●『洋上の月』(マリーン・ラブレース著)家族の借金清算とひきかえに、サラは英国海軍キャプテンと気の進まぬ婚約をした。目下、未来の夫の帆船軍艦に同乗し、大西洋を航行している。サラが夜空の月を眺めつつ、逃れられない結婚に思いを馳せていたとき、不意に轟音が響いて砲弾が飛んできた。やがて船に乗り込んできた男は、傲慢な態度でサラの顎の下に拳を当て……。

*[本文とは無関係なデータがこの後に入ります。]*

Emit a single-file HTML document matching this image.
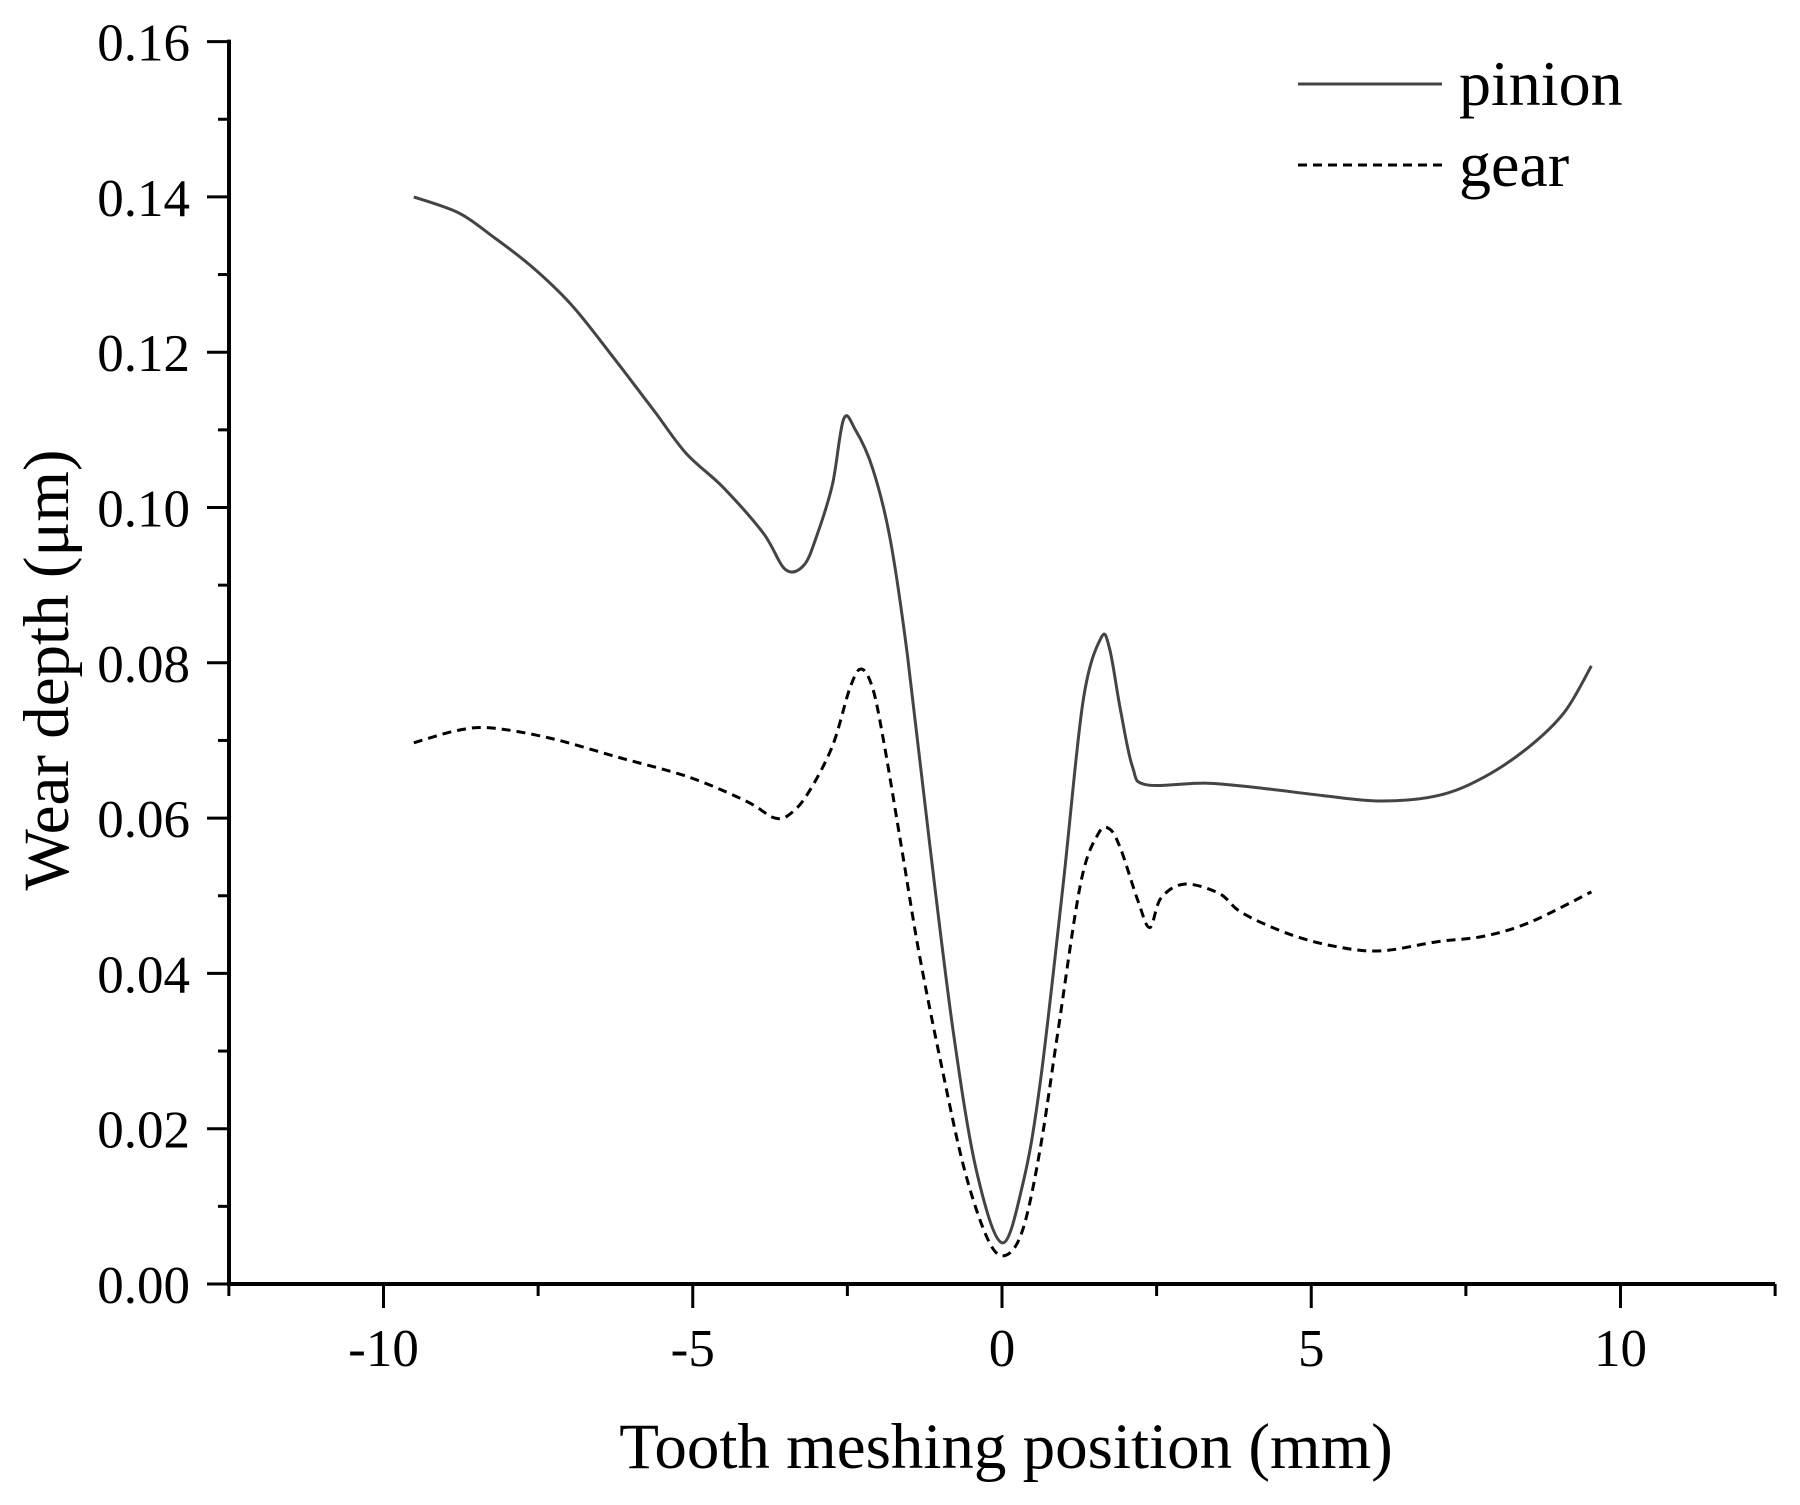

●『月とかがり火』(スーザン・キング著)翌朝には絞首刑に処せられる父親の望みを叶えようと、全速力で荷馬車を疾走させていたジェニーの前に男が立ちはだかった。サイモン?四年前愛を誓ったあとで姿を消し、ジェニーの希望という希望を奪い去った男。月光が、彼のハンサムな顔を隈なく照らし出す。なぜ、今ごろになって戻ってきたのか――。会いたくなどないのに。
●『いたずら好きの月』(ミランダ・ジャレット著)アサウォール伯爵ハリー・バートンは賭け事に明け暮れ、しかも、やりきれないほどの退屈を覚えていた。彼を自堕落な生活に駆り立てたのは弟の死と愛する人の裏切り。ソフィは彼にすべてを捧げながら、身分が違うと言って去っていった。十年後の四月、まるで満月が仲立ちしてくれたかのように、別れ別れになった二人は再会を果たすが。